3. The apparatus according to claim 1 wherein the three annular strips are mounted on the face of one of the said mating flanges.

4. The apparatus according to claim 1 wherein the inner metal sealing strip has a square or rectangular cross-section.

5. The apparatus according to claim 1 wherein the middle sealing strip comprises a refractory rope, felt or paper.

6. The apparatus according to claim 5 wherein the middle sealing strip comprises a ceramic fiber rope wrapped in refractory fabric.

7. The apparatus according to claim 1 wherein the middle sealing strip comprises a metal mesh core wrapped in a refractory fabric.

8. The apparatus according to claim 4 wherein the outer annular strip has a square or rectangular cross-section.

9. The apparatus according to claim 1 wherein the outer annular strip has an oval or round cross-section.

10. The apparatus according to claim 1 wherein the three annular sealing strips are connected to the flange of the cover.

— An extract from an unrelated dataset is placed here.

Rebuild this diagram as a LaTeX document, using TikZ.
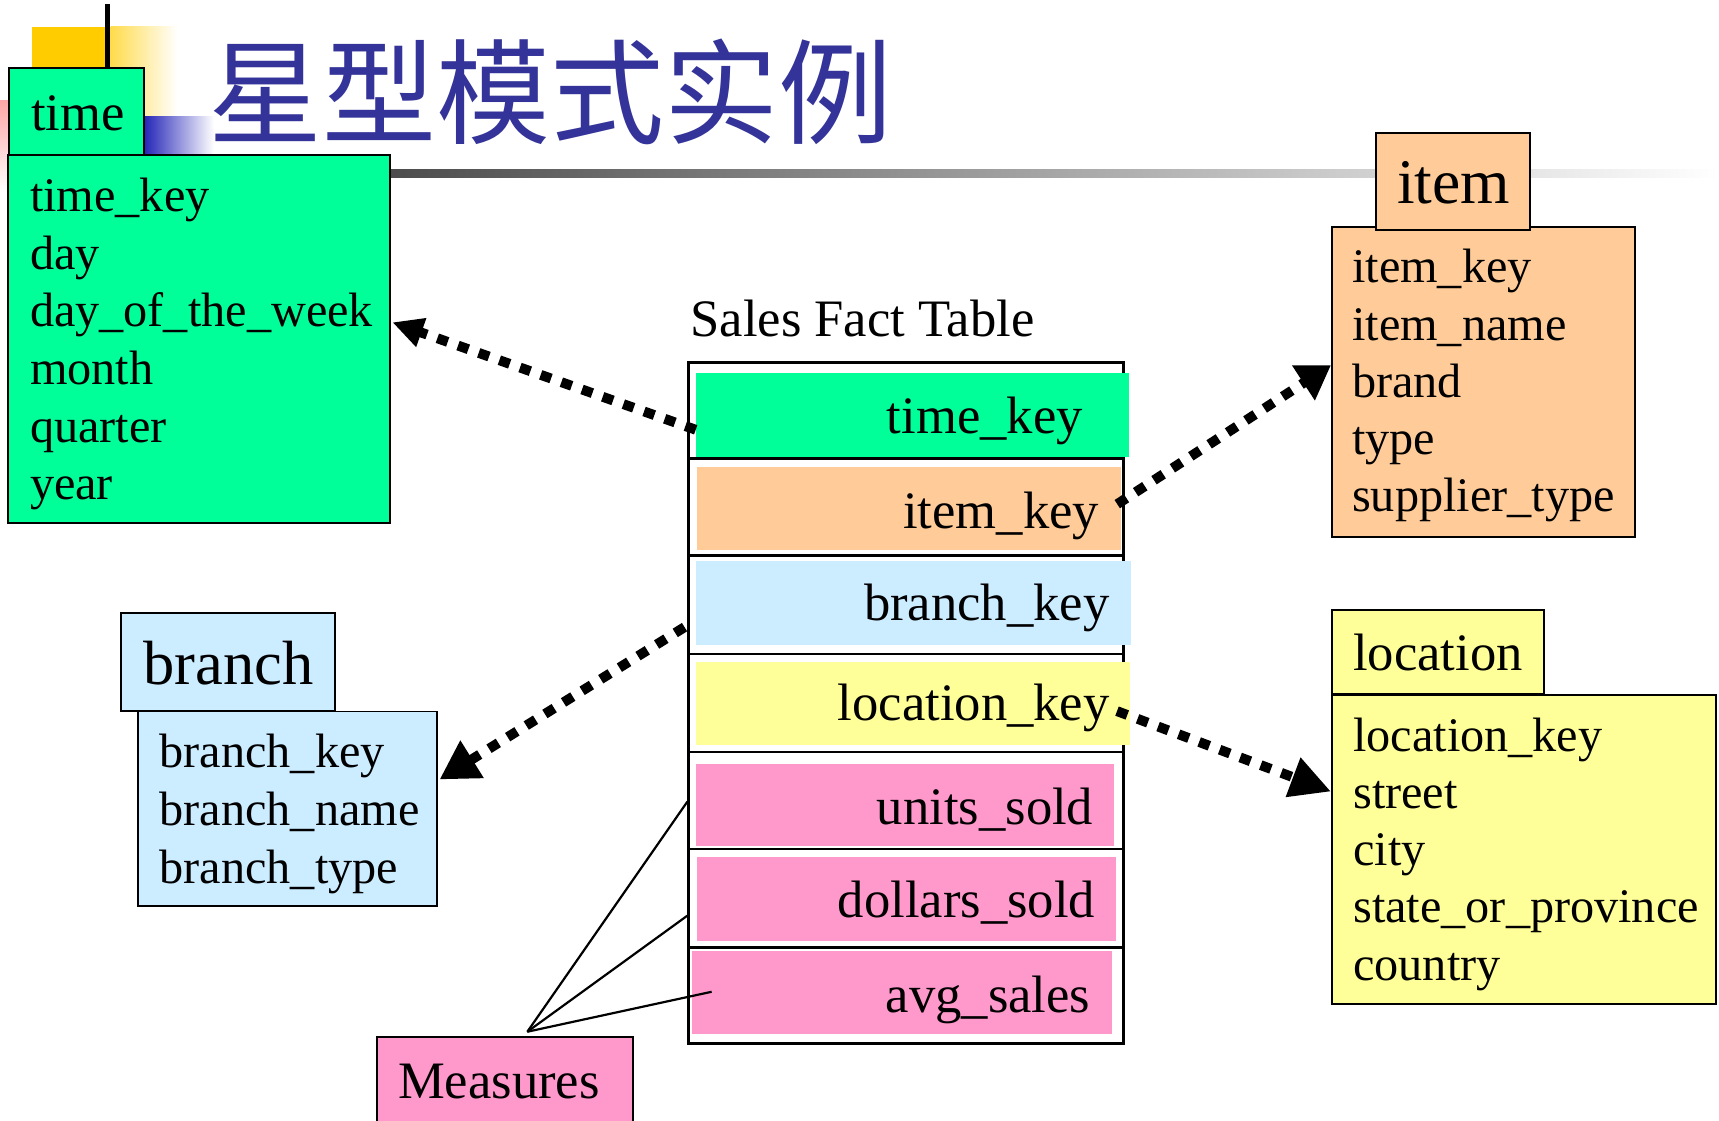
\documentclass[tikz,border=0pt]{standalone}
\usepackage{fontspec}
\setmainfont{Liberation Serif}
\newfontfamily\cjk{Noto Sans CJK SC}
\usetikzlibrary{arrows.meta,fit}
\definecolor{timegreen}{RGB}{0,255,153}
\definecolor{itemorange}{RGB}{255,204,153}
\definecolor{branchblue}{RGB}{204,236,255}
\definecolor{locyellow}{RGB}{255,255,153}
\definecolor{measpink}{RGB}{255,153,204}
\definecolor{titleblue}{RGB}{51,51,153}
\definecolor{decoyellow}{RGB}{255,204,0}
\tikzset{
  dimbox/.style={draw=black,line width=0.9pt,inner sep=0pt},
  rowbox/.style={draw=black,line width=1.3pt,inner sep=0pt},
  keyfill/.style={inner sep=0pt},
  attr/.style={font=\fontsize{22}{26}\selectfont,anchor=base west,inner sep=0pt},
  keytxt/.style={font=\fontsize{24}{28}\selectfont,anchor=base east,inner sep=0pt},
  fkarrow/.style={line width=4.5pt,dash pattern=on 5pt off 5pt}
}
\begin{document}
\begin{tikzpicture}[x=0.5pt,y=-0.5pt]
\useasboundingbox (0,0) rectangle (1568,1022);
% slide decoration
\fill[decoyellow](29,25) rectangle (97,107);
\shade[left color=decoyellow!70,right color=white](101,24) rectangle (162,107);
\shade[top color=red!35,bottom color=white](0,92) rectangle (9,175);
\shade[left color=titleblue!70!blue,right color=white](131,106) rectangle (195,141);
\shade[left color=black!70,right color=white](356,155) rectangle (1568,162);
\draw[line width=2.5pt](98,4)--(98,62);
\node[font=\cjk\fontsize{52}{60}\selectfont,text=titleblue,anchor=base west,inner sep=0pt] (title) at (190,124) {星型模式实例};

% time
\node[dimbox,fill=timegreen,fit={(7,141)(356,477)}] (tlist) {};
\node[dimbox,fill=timegreen,fit={(8,62)(131,141)}] (thead) {};
\node[attr,font=\fontsize{24}{28}\selectfont] (tname) at (28,119) {time};
\foreach \a [count=\i from 0] in {time\_key,day,day\_of\_the\_week,month,quarter,year}
  \node[attr] (t\i) at (27,193+52.6*\i) {\a};

% item
\node[dimbox,fill=itemorange,fit={(1215,207)(1491,490)}] (ilist) {};
\node[dimbox,fill=itemorange,fit={(1255,121)(1396,210)}] (ihead) {};
\node[attr,font=\fontsize{29}{34}\selectfont] (iname) at (1274,186) {item};
\foreach \a [count=\i from 0] in {item\_key,item\_name,brand,type,supplier\_type}
  \node[attr] (i\i) at (1233,258+52.2*\i) {\a};

% branch
\node[dimbox,fill=branchblue,fit={(126,649)(399,826)}] (blist) {};
\node[dimbox,fill=branchblue,fit={(110,559)(306,648.5)}] (bhead) {};
\node[attr,font=\fontsize{28.5}{34}\selectfont] (bname) at (130.4,624.8) {branch};
\foreach \a [count=\i from 0] in {branch\_key,branch\_name,branch\_type}
  \node[attr] (b\i) at (145.3,700.3+52.6*\i) {\a};

% location
\node[dimbox,fill=locyellow,fit={(1215,634)(1565,916)}] (llist) {};
\node[dimbox,fill=locyellow,fit={(1215,556)(1408,633)}] (lhead) {};
\node[attr,font=\fontsize{24}{28}\selectfont] (lname) at (1234,611.8) {location};
\foreach \a [count=\i from 0] in {location\_key,street,city,state\_or\_province,country}
  \node[attr] (l\i) at (1234,685.6+52.1*\i) {\a};

% measures
\node[dimbox,fill=measpink,fit={(344,946)(577,1040)}] (meas) {};
\node[attr,font=\fontsize{24}{28}\selectfont] (mtxt) at (362.8,1001.6) {Measures};

% fact table
\node[attr,font=\fontsize{24}{28}\selectfont] (facttitle) at (629.4,306.5) {Sales Fact Table};
\foreach \t/\b [count=\i] in {331/418.3,418.3/506.7,506.7/596.6,596.6/686,686/774.4,774.4/864,864/952}
  \node[rowbox,fit={(628.3,\t)(1024.8,\b)}] (fr\i) {};
\node[keyfill,fill=timegreen,fit={(634.6,340)(1029.7,417)}] (tkey) {};
\node[keyfill,fill=itemorange,fit={(635.6,426)(1022.7,501.7)}] (ikey) {};
\node[keyfill,fill=branchblue,fit={(634.6,511.7)(1031.8,588.2)}] (bkey) {};
\node[keyfill,fill=locyellow,fit={(634.6,603.5)(1031,679.8)}] (lkey) {};
\node[keyfill,fill=measpink,fit={(634.6,697)(1015.8,771.7)}] (usold) {};
\node[keyfill,fill=measpink,fit={(635.6,781.7)(1017.9,858)}] (dsold) {};
\node[keyfill,fill=measpink,fit={(631,867.5)(1014.3,943)}] (asales) {};
\node[keytxt] (tkeyt) at (988,395) {time\_key};
\node[keytxt] (ikeyt) at (1002.8,482) {item\_key};
\node[keytxt] (bkeyt) at (1012.5,566) {branch\_key};
\node[keytxt] (lkeyt) at (1012.5,657.6) {location\_key};
\node[keytxt] (usoldt) at (997.6,752.4) {units\_sold};
\node[keytxt] (dsoldt) at (999.4,837) {dollars\_sold};
\node[keytxt] (asalest) at (995,924) {avg\_sales};

% foreign keys
\draw[fkarrow,-{Triangle[length=14pt,width=13pt]}]([shift={(0.4,13.5)}]tkey.west)--([shift={(1,-15)}]tlist.east);
\draw[fkarrow,-{Triangle[length=15pt,width=18pt]}]([shift={(-4,-4)}]ikey.east)--([shift={(0,-15.5)}]ilist.west);
\draw[fkarrow,-{Triangle[length=17.5pt,width=19pt]}]([shift={(-2.6,20.4)}]fr3.west)--([shift={(1,-26.5)}]blist.east);
\draw[fkarrow,-{Triangle[length=18.5pt,width=18pt]}]([shift={(-12.5,7)}]lkey.east)--([shift={(0,-53)}]llist.west);

% measures links
\coordinate (mtip) at ([shift={(20.5,-4)}]meas.north);
\draw[line width=1pt](mtip)--([shift={(0,1)}]fr5.west);
\draw[line width=1pt](mtip)--([shift={(0,16)}]fr6.west);
\draw[line width=1pt](mtip)--([shift={(18.5,-0.6)}]asales.west);
\end{tikzpicture}
\end{document}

11. The apparatus according to claim 10 wherein the cover rests on the treatment vessel with the inner metal sealing strip resting on the vessel flange and the middle and outer sealing strips slightly compressed between the cover and vessel flanges.

12. The apparatus according to claim 11 wherein the vessel flange has one or more curved ridges on its surface and one or more of the sealing strips contact the curved ridges.

13. The apparatus according to claim 12 wherein the one or more curved ridges contact the outermost sealing strip.

14. The apparatus according to claim 1 wherein the treatment vessel is an apparatus for de-gassing molten metal.

15. The apparatus according to claim 14 which includes gas injection rotors extending downward from the cover and into the treatment zone.

16. The apparatus according to claim 1 wherein the cover rests on the treatment vessel under its own weight.

17. The apparatus according to claim 1 wherein the cover is fixed to the treatment vessel by way of quick release clamping means.

18. The apparatus according to claim 1 which includes ventilator means for removing gases from the treatment zone.